**Instructions to follow:** Filter the listing below, copying every line in which the word "this" appears.

**Supplied data:**
☆ ☆ ☆ ☆ ☆ ☆ ☆
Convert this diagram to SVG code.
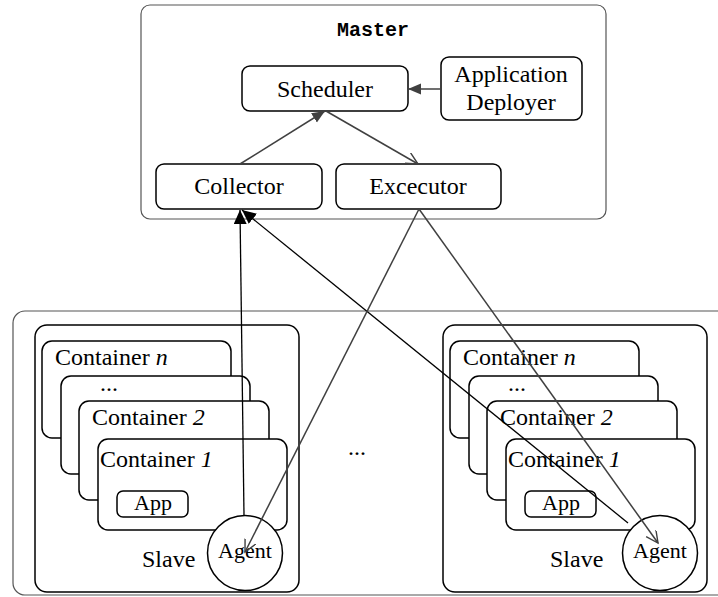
☆ ☆ ☆ ☆ ☆ ☆ ☆
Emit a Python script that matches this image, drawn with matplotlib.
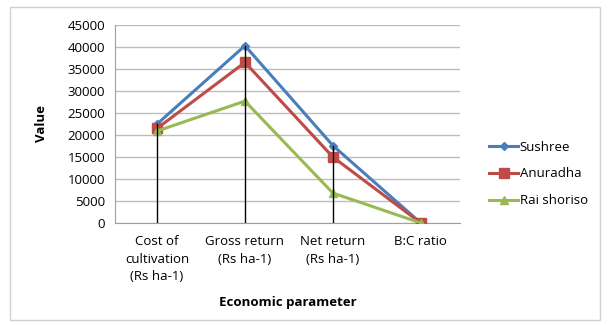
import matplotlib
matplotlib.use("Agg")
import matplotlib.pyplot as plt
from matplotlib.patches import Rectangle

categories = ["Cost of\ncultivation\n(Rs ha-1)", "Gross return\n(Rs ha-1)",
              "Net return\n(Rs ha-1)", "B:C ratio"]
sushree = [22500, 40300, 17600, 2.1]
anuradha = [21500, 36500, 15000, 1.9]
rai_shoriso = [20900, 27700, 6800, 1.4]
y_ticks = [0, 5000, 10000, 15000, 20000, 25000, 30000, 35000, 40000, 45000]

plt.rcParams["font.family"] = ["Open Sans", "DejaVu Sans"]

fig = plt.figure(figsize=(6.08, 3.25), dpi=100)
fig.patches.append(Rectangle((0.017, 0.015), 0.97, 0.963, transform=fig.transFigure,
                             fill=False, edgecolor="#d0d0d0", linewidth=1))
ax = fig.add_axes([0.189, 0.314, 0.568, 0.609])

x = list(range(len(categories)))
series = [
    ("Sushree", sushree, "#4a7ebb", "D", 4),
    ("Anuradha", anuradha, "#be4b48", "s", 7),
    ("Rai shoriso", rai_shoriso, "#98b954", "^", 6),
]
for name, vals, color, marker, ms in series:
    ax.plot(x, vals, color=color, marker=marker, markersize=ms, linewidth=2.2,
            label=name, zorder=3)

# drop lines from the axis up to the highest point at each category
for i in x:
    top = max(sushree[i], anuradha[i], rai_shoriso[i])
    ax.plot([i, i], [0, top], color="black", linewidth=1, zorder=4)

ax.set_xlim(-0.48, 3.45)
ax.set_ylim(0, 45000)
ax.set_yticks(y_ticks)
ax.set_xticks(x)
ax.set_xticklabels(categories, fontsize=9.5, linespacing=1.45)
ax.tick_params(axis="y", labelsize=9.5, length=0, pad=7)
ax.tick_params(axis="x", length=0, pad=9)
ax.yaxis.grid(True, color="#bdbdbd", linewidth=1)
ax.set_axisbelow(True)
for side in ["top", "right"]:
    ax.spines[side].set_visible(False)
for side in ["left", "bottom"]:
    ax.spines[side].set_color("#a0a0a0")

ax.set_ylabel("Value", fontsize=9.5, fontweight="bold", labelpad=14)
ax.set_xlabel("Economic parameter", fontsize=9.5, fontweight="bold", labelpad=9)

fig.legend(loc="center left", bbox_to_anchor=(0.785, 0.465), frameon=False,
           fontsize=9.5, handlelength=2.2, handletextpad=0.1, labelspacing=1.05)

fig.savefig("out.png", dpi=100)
☆ ☆ ☆ ☆ ☆ ☆ ☆
**Exercise output:**
Convert this diagram to SVG code.
Emit a Python script that matches this image, drawn with matplotlib.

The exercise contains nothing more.